══ MATERIAL PROVIDED ══
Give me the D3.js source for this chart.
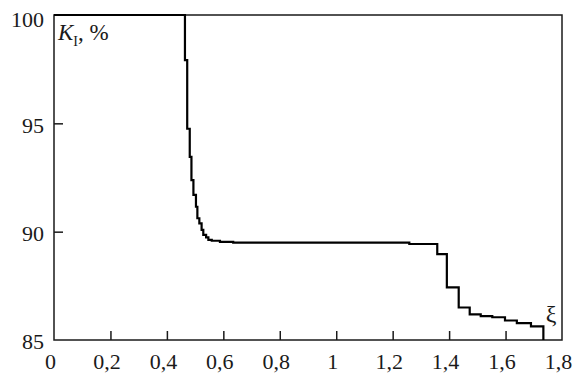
<!DOCTYPE html>
<html><head><meta charset="utf-8">
<script src="https://cdn.jsdelivr.net/npm/d3@7"></script>
<style>
body{margin:0;background:#fff}
svg text, svg tspan { font-family: "Liberation Serif", serif !important; }
</style>
</head><body><svg id="c" width="578" height="376"></svg>
<script>
const xValues = [0, 0.464, 0.472, 0.481, 0.487, 0.494, 0.503, 0.508, 0.515, 0.523, 0.529, 0.539, 0.547, 0.559, 0.588, 0.635, 1.259, 1.358, 1.392, 1.434, 1.473, 1.512, 1.553, 1.598, 1.64, 1.69, 1.734];
const yValues = [100, 97.92, 94.75, 93.45, 92.38, 91.7, 91.15, 90.62, 90.38, 90.08, 89.85, 89.74, 89.62, 89.58, 89.53, 89.49, 89.43, 88.96, 87.43, 86.5, 86.18, 86.1, 86.05, 85.9, 85.78, 85.63, 85];
const xTicks = [0, 0.2, 0.4, 0.6, 0.8, 1, 1.2, 1.4, 1.6, 1.8];
const yTicks = [85, 90, 95, 100];

const L = 54, R = 562, T = 15, B = 340;
const svg = d3.select("#c").attr("font-family", "serif");
const x = d3.scaleLinear().domain([0, 1.8]).range([L, R]);
const y = d3.scaleLinear().domain([85, 100]).range([B, T]);
const fmt = d => String(d).replace(".", ",");

const xa = svg.append("g").attr("transform", `translate(0,${B})`)
  .call(d3.axisBottom(x).tickValues(xTicks).tickSize(-9).tickPadding(12).tickFormat(fmt));
xa.attr("font-family", "serif").attr("font-size", 22);
xa.select(".domain").remove();
xa.selectAll("line").attr("stroke", "#1a1a1a").attr("stroke-width", 1.5)
  .filter(d => d === 0 || d === 1.8).remove();
xa.selectAll("text").attr("fill", "#1a1a1a").attr("dx", -4).attr("y", 13).attr("dy", "0.71em");

const ya = svg.append("g").attr("transform", `translate(${L},0)`)
  .call(d3.axisLeft(y).tickValues(yTicks).tickSize(-9).tickPadding(10).tickFormat(fmt));
ya.attr("font-family", "serif").attr("font-size", 22);
ya.select(".domain").remove();
ya.selectAll("line").attr("stroke", "#1a1a1a").attr("stroke-width", 1.5)
  .filter(d => d === 85 || d === 100).remove();
ya.selectAll("text").attr("fill", "#1a1a1a").attr("x", -10).attr("dy", "0.4em");
ya.selectAll("text").filter(d => d === 100).attr("dy", "0.5em");

svg.append("rect").attr("x", L).attr("y", T).attr("width", R - L).attr("height", B - T)
  .attr("fill", "none").attr("stroke", "#1a1a1a").attr("stroke-width", 1.5);

const pts = xValues.map((v, i) => [v, yValues[i]]);
svg.append("path").datum(pts)
  .attr("fill", "none").attr("stroke", "#000").attr("stroke-width", 2.2)
  .attr("d", d3.line().x(d => x(d[0])).y(d => y(d[1])).curve(d3.curveStepAfter));

const k = svg.append("text").attr("x", 58).attr("y", 40).attr("font-size", 23)
  .attr("font-family", "serif").attr("fill", "#1a1a1a");
k.append("tspan").text("K").attr("font-style", "italic");
k.append("tspan").text("I").attr("font-size", 14).attr("dy", 6);
k.append("tspan").text(", %").attr("dy", -6);

svg.append("text").attr("x", 551).attr("y", 322).attr("text-anchor", "middle")
  .attr("font-family", "serif").attr("font-size", 24).attr("fill", "#1a1a1a").text("ξ");
</script></body></html>
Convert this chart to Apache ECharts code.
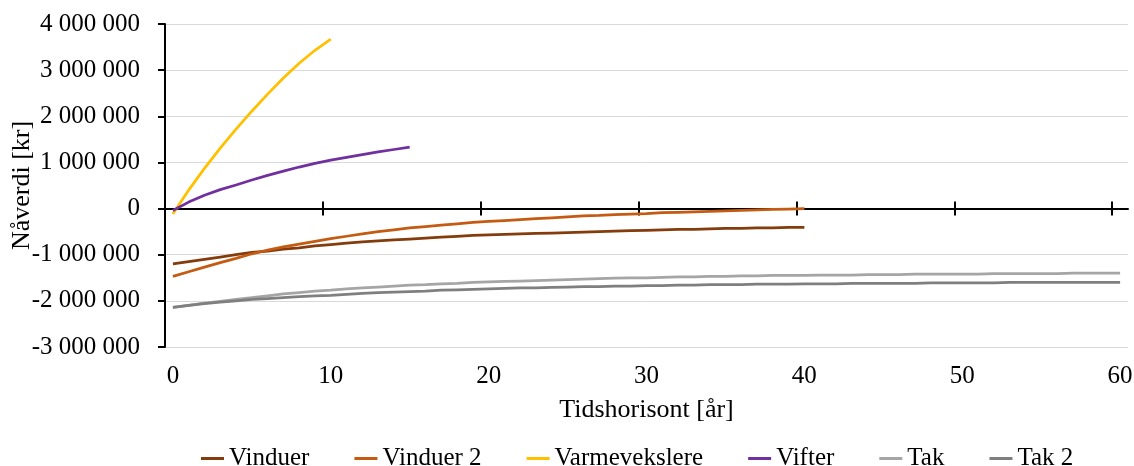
<!DOCTYPE html>
<html>
<head>
<meta charset="utf-8">
<script src="https://cdn.jsdelivr.net/npm/echarts@6/dist/echarts.min.js"></script>
<style>
  html, body { margin: 0; padding: 0; background: #fff; }
  #chart { width: 1134px; height: 466px; }
</style>
</head>
<body>
<div id="chart"></div>
<script>
// Tidshorisont i år (0–60)
const years = Array.from({ length: 61 }, (_, i) => String(i));

// Nåverdi [kr] per tiltak
const vinduer = [
  -1200000, -1150000, -1100000, -1050000, -1000000, -950000, -920000, -880000, -850000, -810000,
  -780000, -750000, -720000, -700000, -680000, -660000, -640000, -620000, -600000, -580000,
  -570000, -560000, -550000, -540000, -530000, -520000, -510000, -500000, -490000, -480000,
  -470000, -460000, -450000, -450000, -440000, -430000, -430000, -420000, -420000, -410000,
  -410000
];
const vinduer2 = [
  -1470000, -1370000, -1270000, -1170000, -1080000, -980000, -900000, -830000, -770000, -710000,
  -650000, -600000, -550000, -500000, -460000, -420000, -390000, -360000, -330000, -300000,
  -280000, -260000, -240000, -220000, -200000, -180000, -160000, -150000, -130000, -120000,
  -110000, -90000, -80000, -70000, -60000, -50000, -40000, -30000, -20000, -10000,
  0
];
const varmevekslere = [
  -120000, 400000, 870000, 1310000, 1720000, 2110000, 2480000, 2830000, 3150000, 3430000,
  3670000
];
const vifter = [
  -40000, 140000, 290000, 410000, 510000, 620000, 720000, 810000, 900000, 980000,
  1050000, 1110000, 1170000, 1230000, 1280000, 1330000
];
const tak = [
  -2140000, -2100000, -2050000, -2010000, -1970000, -1930000, -1890000, -1850000, -1820000, -1790000,
  -1770000, -1740000, -1720000, -1700000, -1680000, -1660000, -1650000, -1630000, -1620000, -1600000,
  -1590000, -1580000, -1570000, -1560000, -1550000, -1540000, -1530000, -1520000, -1510000, -1500000,
  -1500000, -1490000, -1480000, -1480000, -1470000, -1470000, -1460000, -1460000, -1450000, -1450000,
  -1450000, -1440000, -1440000, -1440000, -1430000, -1430000, -1430000, -1420000, -1420000, -1420000,
  -1420000, -1420000, -1410000, -1410000, -1410000, -1410000, -1410000, -1400000, -1400000, -1400000,
  -1400000
];
const tak2 = [
  -2140000, -2100000, -2060000, -2030000, -2000000, -1970000, -1950000, -1930000, -1910000, -1890000,
  -1880000, -1860000, -1840000, -1820000, -1810000, -1800000, -1790000, -1770000, -1760000, -1750000,
  -1740000, -1730000, -1720000, -1720000, -1710000, -1700000, -1690000, -1690000, -1680000, -1680000,
  -1670000, -1670000, -1660000, -1660000, -1650000, -1650000, -1650000, -1640000, -1640000, -1640000,
  -1630000, -1630000, -1630000, -1620000, -1620000, -1620000, -1620000, -1620000, -1610000, -1610000,
  -1610000, -1610000, -1610000, -1600000, -1600000, -1600000, -1600000, -1600000, -1600000, -1600000,
  -1600000
];

const seriesNames = ['Vinduer', 'Vinduer 2', 'Varmevekslere', 'Vifter', 'Tak', 'Tak 2'];
const seriesData = [vinduer, vinduer2, varmevekslere, vifter, tak, tak2];
const seriesColors = ['#843C0C', '#C55A11', '#FFC000', '#7030A0', '#A5A5A5', '#7F7F7F'];

const FONT = '"Liberation Serif", "Times New Roman", serif';

// thousands separated by spaces: 1 000 000
function fmt(v) {
  const s = String(Math.abs(v)).replace(/\B(?=(\d{3})+(?!\d))/g, ' ');
  return (v < 0 ? '-' : '') + s;
}

// crossing tick marks sit on the boundary before every tenth year
const tickPositions = years.map(Number).filter(y => y > 0 && y % 10 === 0).map(y => y - 0.5);
const bandMin = -0.5;
const bandMax = years.length - 0.5;

function zeroTickAxis(inside) {
  return {
    type: 'value',
    min: bandMin,
    max: bandMax,
    position: 'bottom',
    axisLine: { show: !inside, onZero: true, onZeroAxisIndex: 0, lineStyle: { color: '#000', width: 2 } },
    axisTick: { show: true, inside: inside, length: 7, customValues: tickPositions, lineStyle: { color: '#000', width: 2 } },
    axisLabel: { show: false },
    splitLine: { show: false }
  };
}

const chart = echarts.init(document.getElementById('chart'), null, { renderer: 'canvas' });

chart.setOption({
  animation: false,
  backgroundColor: '#ffffff',
  textStyle: { fontFamily: FONT },
  grid: { left: 165, right: 6, top: 24, bottom: 119, containLabel: false, outerBoundsMode: 'none' },
  legend: {
    data: seriesNames,
    left: 196,
    top: 441,
    icon: 'rect',
    itemWidth: 23,
    itemHeight: 3,
    itemGap: 45,
    textStyle: { fontFamily: FONT, fontSize: 25, color: '#000' }
  },
  xAxis: [
    {
      // years, labels and title along the bottom edge
      type: 'category',
      data: years,
      boundaryGap: true,
      position: 'bottom',
      axisLine: { show: false, onZero: false },
      axisTick: { show: false },
      axisLabel: { show: true, interval: 9, margin: 17, fontFamily: FONT, fontSize: 25, color: '#000' },
      splitLine: { show: false },
      name: 'Tidshorisont [år]',
      nameLocation: 'middle',
      nameGap: 50,
      nameMoveOverlap: false,
      nameTextStyle: { fontFamily: FONT, fontSize: 26, color: '#000' }
    },
    zeroTickAxis(false),
    zeroTickAxis(true)
  ],
  yAxis: {
    type: 'value',
    min: -3000000,
    max: 4000000,
    interval: 1000000,
    axisLine: { show: true, onZero: false, lineStyle: { color: '#000', width: 2 } },
    axisTick: { show: true, inside: false, length: 7, lineStyle: { color: '#000', width: 2 } },
    axisLabel: { margin: 25, fontFamily: FONT, fontSize: 25, color: '#000', formatter: fmt },
    splitLine: { show: true, lineStyle: { color: '#D9D9D9', width: 1 } },
    name: 'Nåverdi [kr]',
    nameLocation: 'middle',
    nameGap: 130,
    nameMoveOverlap: false,
    nameTextStyle: { fontFamily: FONT, fontSize: 26, color: '#000' }
  },
  series: seriesNames.map((name, i) => ({
    name: name,
    type: 'line',
    xAxisIndex: 0,
    data: seriesData[i],
    showSymbol: false,
    symbol: 'none',
    smooth: false,
    color: seriesColors[i],
    lineStyle: { color: seriesColors[i], width: 2.75 },
    z: 3
  }))
});
</script>
</body>
</html>
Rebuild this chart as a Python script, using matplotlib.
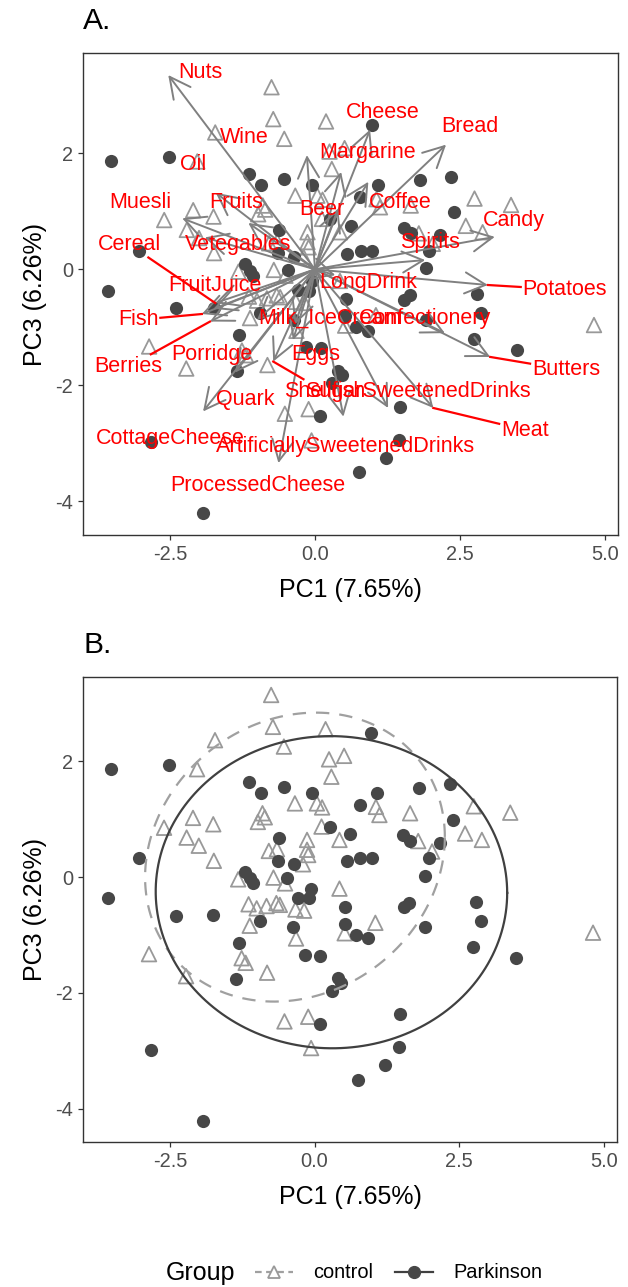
import numpy as np
import matplotlib
matplotlib.use("Agg")
import matplotlib.pyplot as plt
from matplotlib.lines import Line2D

plt.rcParams["font.family"] = ["Liberation Sans", "DejaVu Sans"]
plt.rcParams["axes.unicode_minus"] = False

# PCA scores (PC1, PC3) per subject
control_pc1 = [-0.75, -0.72, 0.19, -1.72, -0.53, -2.03, 0.25, 0.51, 0.29, -0.34,
               0.04, 0.13, -0.90, -0.98, -2.10, -1.75, -2.60, -2.21, -2.00, -1.74,
               0.12, -0.13, -0.79, -0.65, -0.13, -0.11, 0.43, -0.20, -1.32, -0.71,
               -0.51, 0.43, -1.14, -1.00, -0.83, -0.66, -0.60, -0.33, -0.18, 1.06,
               1.12, 1.65, 2.75, 3.38, 2.60, 2.89, 1.79, 2.03, 1.05, -1.12,
               -0.32, 0.52, -1.26, -1.19, -0.82, -2.86, -2.22, -0.52, -0.11, -0.06,
               4.81, -0.86]
control_pc3 = [3.14, 2.59, 2.55, 2.36, 2.25, 1.86, 2.03, 2.09, 1.73, 1.27,
               1.27, 1.20, 1.10, 0.95, 1.02, 0.91, 0.85, 0.68, 0.54, 0.28,
               0.87, 0.64, 0.45, 0.48, 0.47, 0.38, 0.64, 0.22, -0.04, -0.01,
               -0.11, -0.20, -0.47, -0.54, -0.50, -0.45, -0.48, -0.56, -0.58, 1.21,
               1.07, 1.10, 1.22, 1.11, 0.75, 0.64, 0.62, 0.44, -0.79, -0.84,
               -1.06, -0.97, -1.40, -1.48, -1.65, -1.33, -1.71, -2.49, -2.41, -2.95,
               -0.96, 1.03]

park_pc1 = [-3.51, -2.51, -1.14, -0.93, -0.53, -0.05, 0.26, -0.62, -3.04, -0.63,
            -0.36, -1.21, -1.12, -1.07, -0.47, -3.57, -0.06, -0.29, -0.10, 0.53,
            -2.40, -1.75, 0.62, 0.56, 0.98, 1.81, 2.34, 1.08, 0.78, 2.39,
            1.53, 1.65, 2.16, 0.79, 0.99, 1.97, 1.91, 2.79, 1.54, 1.63,
            2.87, -0.94, -0.37, 0.52, -1.31, -0.16, 0.10, -1.35, 0.40, 0.46,
            0.30, 0.09, -2.83, -1.93, 0.71, 0.92, 1.91, 2.74, 3.48, 1.47,
            1.45, 1.22, 0.75]
park_pc3 = [1.86, 1.93, 1.64, 1.45, 1.55, 1.45, 0.87, 0.67, 0.32, 0.28,
            0.22, 0.09, -0.02, -0.11, -0.01, -0.37, -0.20, -0.36, -0.37, -0.51,
            -0.67, -0.66, 0.75, 0.27, 2.49, 1.54, 1.60, 1.45, 1.25, 0.99,
            0.72, 0.62, 0.59, 0.32, 0.32, 0.32, 0.02, -0.43, -0.52, -0.45,
            -0.76, -0.75, -0.87, -0.81, -1.14, -1.34, -1.36, -1.76, -1.75, -1.83,
            -1.96, -2.53, -2.98, -4.20, -1.00, -1.06, -0.87, -1.20, -1.39, -2.37,
            -2.94, -3.25, -3.50]

# loadings (arrow tips) and where the repelled labels ended up
foods = ["Nuts", "Cheese", "Bread", "Wine", "Margarine", "Oil", "Muesli", "Fruits",
         "Beer", "Coffee", "Candy", "Cereal", "Vetegables", "Spirits", "Potatoes",
         "FruitJuice", "LongDrink", "Fish", "Milk_IceCream", "Confectionery",
         "Berries", "Porridge", "Eggs", "Butters", "Shellfish", "SugarSweetenedDrinks",
         "Quark", "Meat", "CottageCheese", "ArtificiallySweetenedDrinks", "ProcessedCheese"]
load_pc1 = [-2.53, 0.95, 2.26, -0.14, 0.45, -1.71, -2.29, -1.15,
            0.40, 0.92, 3.10, -1.72, -1.90, 1.90, 2.98,
            -1.75, 0.35, -1.95, -0.35, 2.24,
            -1.81, -1.00, -0.38, 3.02, -0.72, 1.26,
            -1.38, 2.04, -1.93, 0.49, -0.63]
load_pc3 = [3.35, 2.41, 2.15, 1.97, 1.68, 1.32, 0.88, 0.80,
            1.05, 1.51, 0.56, -0.58, 0.55, 0.16, -0.27,
            -0.68, -0.10, -0.77, -0.95, -1.10,
            -0.90, -0.87, -1.22, -1.51, -1.59, -2.39,
            -1.78, -2.39, -2.45, -2.54, -3.34]
label_pc1 = [-1.97, 1.16, 2.67, -1.22, 0.90, -2.10, -3.02, -1.36,
             0.12, 1.47, 3.43, -3.19, -1.33, 1.98, 4.31,
             -1.72, 0.91, -3.05, 0.26, 1.90,
             -3.22, -1.78, 0.02, 4.33, 0.17, 1.78,
             -1.21, 3.62, -2.50, 0.52, -0.98]
label_pc3 = [3.39, 2.70, 2.46, 2.28, 2.01, 1.80, 1.15, 1.15,
             1.03, 1.16, 0.85, 0.42, 0.42, 0.46, -0.35,
             -0.27, -0.22, -0.87, -0.84, -0.84,
             -1.68, -1.47, -1.47, -1.73, -2.11, -2.11,
             -2.25, -2.77, -2.91, -3.06, -3.73]
with_segment = ["Cereal", "Fish", "Berries", "Potatoes", "Butters", "Meat", "Shellfish"]

CTRL_COL = "#999999"
PARK_COL = "#474747"
ARROW_COL = "#808080"


def trob_ellipse(x, y, level=0.9, nu=5, n_seg=200):
    # t-distribution ellipse like ggplot2::stat_ellipse (MASS::cov.trob)
    X = np.column_stack([x, y])
    n, p = X.shape
    loc = X.mean(axis=0)
    w = np.ones(n)
    for _ in range(25):
        w0 = w
        Xc = X - loc
        S = (Xc * (w / w.sum())[:, None]).T @ Xc
        Q = np.einsum("ij,jk,ik->i", Xc, np.linalg.inv(S), Xc)
        w = (nu + p) / (nu + Q)
        loc = (w[:, None] * X).sum(axis=0) / w.sum()
        if np.all(np.abs(w - w0) < 0.01):
            break
    Xc = X - loc
    cov = (Xc * w[:, None]).T @ Xc / n
    d = n - 1
    fq = d / 2 * ((1 - level) ** (-2 / d) - 1)
    radius = np.sqrt(2 * fq)
    chol = np.linalg.cholesky(cov).T
    ang = np.linspace(0, 2 * np.pi, n_seg)
    circ = np.column_stack([np.cos(ang), np.sin(ang)])
    el = loc + radius * circ @ chol
    return el[:, 0], el[:, 1]


def style_axes(ax, ylim):
    ax.set_xlim(-4.0, 5.224)
    ax.set_ylim(*ylim)
    ax.set_xticks([-2.5, 0, 2.5, 5.0])
    ax.set_xticklabels(["-2.5", "0.0", "2.5", "5.0"])
    ax.set_yticks([-4, -2, 0, 2])
    ax.tick_params(labelsize=14.4, labelcolor="#4d4d4d", color="#333333",
                   length=3.5, width=0.9)
    for s in ax.spines.values():
        s.set_color("#333333")
        s.set_linewidth(1.0)
    ax.set_xlabel("PC1 (7.65%)", fontsize=18, labelpad=10)
    ax.set_ylabel("PC3 (6.26%)", fontsize=18, labelpad=6)


def draw_points(ax):
    ax.scatter(control_pc1, control_pc3, marker="^", s=110, facecolors="none",
               edgecolors=CTRL_COL, linewidths=1.3, zorder=2)
    ax.scatter(park_pc1, park_pc3, marker="o", s=90, color=PARK_COL,
               linewidths=0, zorder=2)


def biplot(fig, ax):
    draw_points(ax)
    for x, y in zip(load_pc1, load_pc3):
        ax.annotate("", xy=(x, y), xytext=(0, 0),
                    arrowprops=dict(arrowstyle="->,head_length=0.75,head_width=0.38",
                                    color=ARROW_COL, lw=1.4, mutation_scale=20,
                                    shrinkA=0, shrinkB=0), zorder=3)
    texts = {}
    for name, lx, ly in zip(foods, label_pc1, label_pc3):
        texts[name] = ax.text(lx, ly, name, color="red", fontsize=15.5,
                              ha="center", va="center", zorder=5)

    # segments from the arrow tip to the edge of the repelled label
    fig.canvas.draw()
    r = fig.canvas.get_renderer()
    inv = ax.transData.inverted()
    for name in with_segment:
        i = foods.index(name)
        bb = texts[name].get_window_extent(r)
        tip = ax.transData.transform((load_pc1[i], load_pc3[i]))
        c = np.array([(bb.x0 + bb.x1) / 2, (bb.y0 + bb.y1) / 2])
        d = c - tip
        s_in = 0.0
        for k, (lo, hi) in enumerate([(bb.x0 - 2, bb.x1 + 2), (bb.y0 - 2, bb.y1 + 2)]):
            if abs(d[k]) > 1e-9:
                s_in = max(s_in, min((lo - tip[k]) / d[k], (hi - tip[k]) / d[k]))
        end = tip + s_in * d
        p0 = inv.transform(tip)
        p1 = inv.transform(end)
        ax.plot([p0[0], p1[0]], [p0[1], p1[1]], color="red", lw=1.6, zorder=4)


def ellipse_plot(ax):
    draw_points(ax)
    ex, ey = trob_ellipse(control_pc1, control_pc3)
    ax.plot(ex, ey, color="#a0a0a0", lw=1.6, ls=(0, (6, 4.5)), zorder=3)
    ex, ey = trob_ellipse(park_pc1, park_pc3)
    ax.plot(ex, ey, color="#404040", lw=1.6, zorder=3)


def main():
    W, H = 628, 1287
    fig = plt.figure(figsize=(W / 100, H / 100), dpi=100)

    ax_a = fig.add_axes([83 / W, 1 - 535 / H, 535 / W, 482 / H])
    style_axes(ax_a, (-4.58, 3.73))
    biplot(fig, ax_a)
    fig.text(83 / W, 1 - 21 / H, "A.", fontsize=21.6, va="center", ha="left")

    ax_b = fig.add_axes([83 / W, 1 - 1142 / H, 534 / W, 465 / H])
    style_axes(ax_b, (-4.57, 3.45))
    ellipse_plot(ax_b)
    fig.text(83 / W, 1 - 645 / H, "B.", fontsize=21.6, va="center", ha="left")

    # legend at the bottom
    y_leg = 1 - 1273 / H
    fig.text(166 / W, y_leg, "Group", fontsize=18, va="center", ha="left")
    handles = [
        Line2D([], [], color="#a0a0a0", ls=(0, (3, 2)), lw=1.6, marker="^",
               markersize=9, markerfacecolor="white", markeredgecolor=CTRL_COL,
               markeredgewidth=1.3),
        Line2D([], [], color="#404040", lw=1.6, marker="o", markersize=8.5,
               markerfacecolor=PARK_COL, markeredgecolor=PARK_COL),
    ]
    fig.legend(handles, ["control", "Parkinson"], loc="center left",
               bbox_to_anchor=(255 / W, y_leg), ncol=2, frameon=False,
               fontsize=14.4, handlelength=1.9, handletextpad=1.0,
               columnspacing=1.1, borderpad=0, borderaxespad=0)

    fig.savefig("out.png", dpi=100)


if __name__ == "__main__":
    main()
═══
— DIRECTIONS —
Gather up every line in the data above that contains the word "this", copying each one.

— ANSWER TO THE EXERCISE —
Give me the D3.js source for this chart.
Convert this chart to Apache ECharts code.
Rebuild this chart as a Python script, using matplotlib.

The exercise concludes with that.